Adweek’in 26 Haziran 2025 tarihli raporuna göre, tüketicilerin influencer pazarlamasına duyduğu güven, geleneksel reklamcılığa kıyasla daha düşük seviyelerde seyrediyor. ABD’de yapılan bir araştırma, tüketicilerin %43’ünün influencer içeriklerini “otantik olmayan” veya “satış odaklı” bulduğunu ortaya koyarken, yalnızca %27’si influencer önerilerine güvendiğini belirtiyor.
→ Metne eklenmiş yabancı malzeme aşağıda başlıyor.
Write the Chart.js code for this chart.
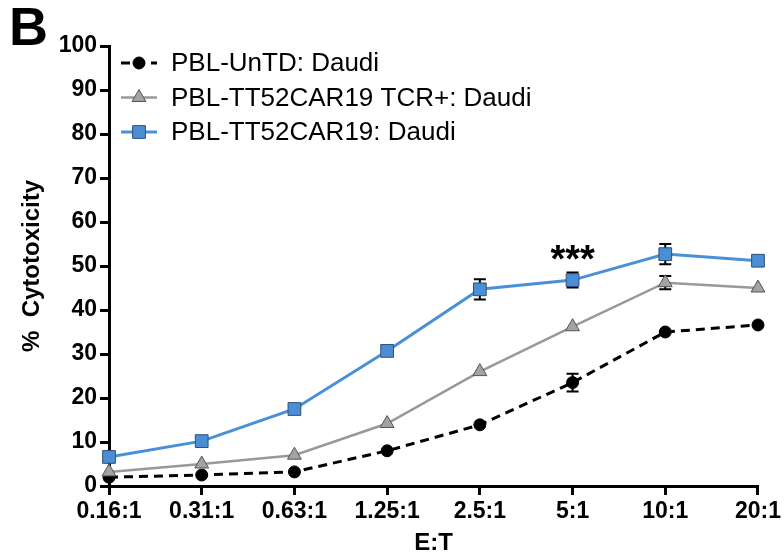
<!DOCTYPE html>
<html>
<head>
<meta charset="utf-8">
<script src="https://cdn.jsdelivr.net/npm/chart.js@4.4.1/dist/chart.umd.min.js"></script>
<style>
  html, body { margin: 0; padding: 0; background: #fff; }
  #wrap { position: relative; width: 784px; height: 558px; }
</style>
</head>
<body>
<div id="wrap"><canvas id="chart" width="784" height="558"></canvas></div>
<script>
const ratios = ["0.16:1", "0.31:1", "0.63:1", "1.25:1", "2.5:1", "5:1", "10:1", "20:1"];
const yTicks = [0, 10, 20, 30, 40, 50, 60, 70, 80, 90, 100];

const untd = [2.0, 2.5, 3.2, 8.0, 13.9, 23.5, 35.0, 36.6];
const untdErr = [0, 0, 0, 0, 0, 2.0, 0, 0];
const tcrPlus = [3.2, 5.0, 7.0, 14.2, 26.0, 36.2, 46.2, 45.0];
const tcrPlusErr = [0, 0, 0, 0, 0, 0, 1.5, 0];
const car19 = [6.6, 10.2, 17.5, 30.7, 44.7, 46.8, 52.7, 51.2];
const car19Err = [0, 0, 0, 0, 2.3, 1.7, 2.3, 1.0];

const font = "'Liberation Sans', Arial, sans-serif";

// error bars, drawn under the markers
const errorBars = {
    id: "errorBars",
    beforeDatasetsDraw(chart) {
        const { ctx, scales: { x, y } } = chart;
        ctx.save();
        ctx.strokeStyle = "#000";
        ctx.lineWidth = 2;
        chart.data.datasets.forEach((ds) => {
            ds.data.forEach((v, i) => {
                const e = ds.err[i];
                if (!e) return;
                const px = x.getPixelForValue(i);
                const top = y.getPixelForValue(v + e);
                const bot = y.getPixelForValue(v - e);
                ctx.beginPath();
                ctx.moveTo(px, top); ctx.lineTo(px, bot);
                ctx.moveTo(px - 6, top); ctx.lineTo(px + 6, top);
                ctx.moveTo(px - 6, bot); ctx.lineTo(px + 6, bot);
                ctx.stroke();
            });
        });
        ctx.restore();
    }
};

// legend with line + marker, and the text annotations
const extras = {
    id: "extras",
    afterDraw(chart) {
        const { ctx, scales: { x, y } } = chart;
        ctx.save();
        chart.data.datasets.forEach((ds, i) => {
            const cy = 63 + i * 34.5;
            ctx.beginPath();
            ctx.strokeStyle = ds.borderColor;
            ctx.lineWidth = ds.borderWidth;
            ctx.setLineDash(ds.borderDash || []);
            ctx.moveTo(121, cy); ctx.lineTo(157, cy);
            ctx.stroke();
            ctx.setLineDash([]);
            ctx.fillStyle = ds.pointBackgroundColor;
            ctx.strokeStyle = ds.pointBorderColor;
            ctx.lineWidth = ds.pointBorderWidth;
            Chart.helpers.drawPoint(ctx, {
                pointStyle: ds.pointStyle,
                radius: ds.pointRadius,
                borderWidth: ds.pointBorderWidth
            }, 139, cy);
            ctx.fillStyle = "#000";
            ctx.font = "26px " + font;
            ctx.textBaseline = "middle";
            ctx.textAlign = "left";
            ctx.fillText(ds.label, 171, cy + 1);
        });

        ctx.fillStyle = "#000";
        ctx.font = "bold 54px " + font;
        ctx.textBaseline = "alphabetic";
        ctx.textAlign = "left";
        ctx.fillText("B", 9, 45);

        ctx.font = "bold 38px " + font;
        ctx.textAlign = "center";
        ctx.fillText("***", x.getPixelForValue(5), y.getPixelForValue(49) + 2);
        ctx.restore();
    }
};

new Chart(document.getElementById("chart"), {
    type: "line",
    data: {
        labels: ratios,
        datasets: [
            {
                label: "PBL-UnTD: Daudi",
                data: untd,
                err: untdErr,
                borderColor: "#000",
                borderWidth: 3,
                borderDash: [9, 6],
                pointStyle: "circle",
                pointRadius: 6,
                pointBackgroundColor: "#000",
                pointBorderColor: "#000",
                pointBorderWidth: 1,
                order: 2,
            },
            {
                label: "PBL-TT52CAR19 TCR+: Daudi",
                data: tcrPlus,
                err: tcrPlusErr,
                borderColor: "#999999",
                borderWidth: 2.5,
                pointStyle: "triangle",
                pointRadius: 8,
                pointBackgroundColor: "#a3a3a3",
                pointBorderColor: "#555",
                pointBorderWidth: 1,
                order: 1,
            },
            {
                label: "PBL-TT52CAR19: Daudi",
                data: car19,
                err: car19Err,
                borderColor: "#4a90d9",
                borderWidth: 3,
                pointStyle: "rect",
                pointRadius: 9,
                pointBackgroundColor: "#4a8ed6",
                pointBorderColor: "#2d4f78",
                pointBorderWidth: 1,
                order: 0,
            },
        ],
    },
    options: {
        responsive: false,
        animation: false,
        clip: false,
        layout: { padding: { top: 46, right: 24, bottom: 0, left: 0 } },
        plugins: {
            legend: { display: false },
            tooltip: { enabled: false },
        },
        elements: { line: { tension: 0 } },
        scales: {
            x: {
                offset: false,
                border: { display: true, color: "#000", width: 3 },
                grid: { display: true, drawOnChartArea: false, drawTicks: true, tickLength: 9, color: "#000", lineWidth: 3 },
                ticks: { color: "#000", font: { family: font, size: 23, weight: "bold" }, padding: 3, maxRotation: 0, autoSkip: false },
                title: { display: true, text: "E:T", color: "#000", font: { family: font, size: 24, weight: "bold" }, padding: { top: 0, bottom: 0 } },
                afterFit(s) { s.height = 72; },
            },
            y: {
                min: 0,
                max: 100,
                afterBuildTicks(s) { s.ticks = yTicks.map((v) => ({ value: v })); },
                border: { display: true, color: "#000", width: 3 },
                grid: { display: true, drawOnChartArea: false, drawTicks: true, tickLength: 9, color: "#000", lineWidth: 3 },
                ticks: { color: "#000", font: { family: font, size: 23, weight: "bold" }, padding: 3 },
                title: { display: true, text: "%  Cytotoxicity", color: "#000", font: { family: font, size: 24, weight: "bold" }, padding: { top: 18, bottom: 0 } },
                afterFit(s) { s.width = 109; },
            },
        },
    },
    plugins: [errorBars, extras],
});
</script>
</body>
</html>
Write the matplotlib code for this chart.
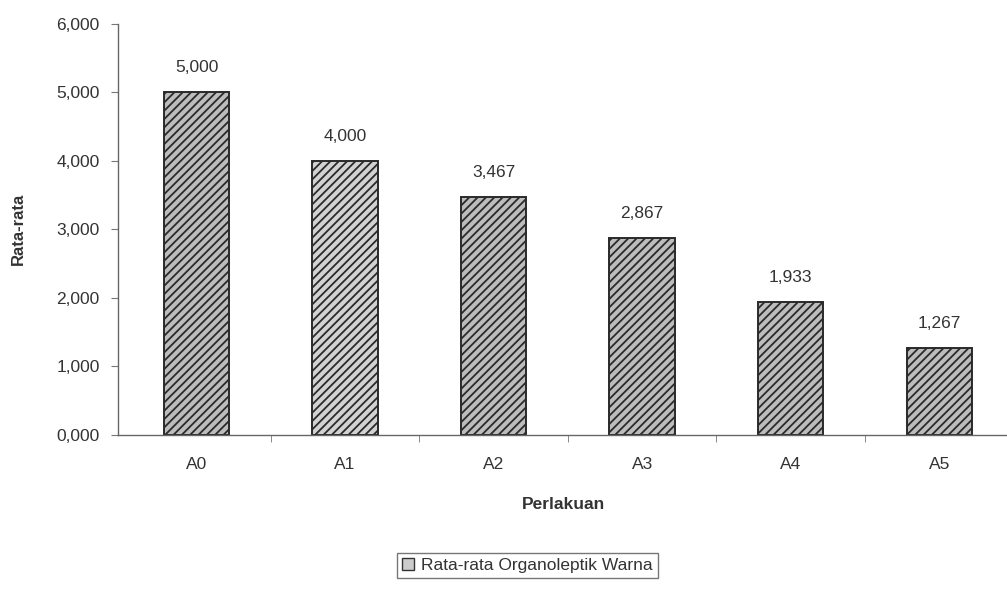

Bu durum, markaların influencer pazarlama stratejilerini yeniden gözden geçirmesi gerektiğini gösteriyor.
Güven Krizi ve Tüketici Algısı
Araştırmaya göre, tüketicilerin %62’si geleneksel reklamların daha şeffaf olduğunu düşünürken, influencer içeriklerinin sponsorlu olup olmadığını anlamakta zorlanıyor. Özellikle Z Kuşağı ve Y Kuşağı, influencerların paylaşımlarını “samimiyetsiz” bulma eğiliminde. Öte yandan, influencerların kişisel hikayeler veya deneyimler üzerinden içerik üretmesi, güveni artırma potansiyeline sahip. Ancak bu içeriklerin sponsorlu olduğu açıkça belirtilmediğinde, tüketiciler markaya ve influencera olan güvenini kaybediyor.
Markalar için Yeni Stratejiler
Adweek’in raporunda, markaların güven inşa etmek için daha şeffaf ve otantik yaklaşımlar benimsemesi gerektiği vurgulanıyor. Öneriler arasında şunlar yer alıyor:
- Şeffaflık: Sponsorlu içeriklerin açıkça belirtilmesi.
- Otantik İş Birlikleri: Influencerların markayla organik bir bağ kurması.
- Değer Odaklı İçerik: Satıştan ziyade tüketiciye fayda sağlayan hikayeler.
Bir pazarlama uzmanı, “Influencer pazarlamasında güven, samimiyet ve şeffaflıkla kazanılır. Markalar, influencer seçiminde ürünle uyumlu ve takipçileriyle gerçek bir bağ kurabilen isimlere odaklanmalı” dedi.
Türkiye’de Durum Ne?
Türkiye’de influencer pazarlaması hızla büyürken, benzer güven sorunları yaşanıyor. Sosyal medyada #InfluencerPazarlama #Reklam #İşbirliği hashtag’leri ile yapılan paylaşımlar, tüketicilerin özellikle sponsorlu içeriklerin şeffaflığı konusunda hassas olduğunu gösteriyor. Yerel markaların, global trendleri dikkate alarak daha otantik kampanyalara yönelmesi bekleniyor.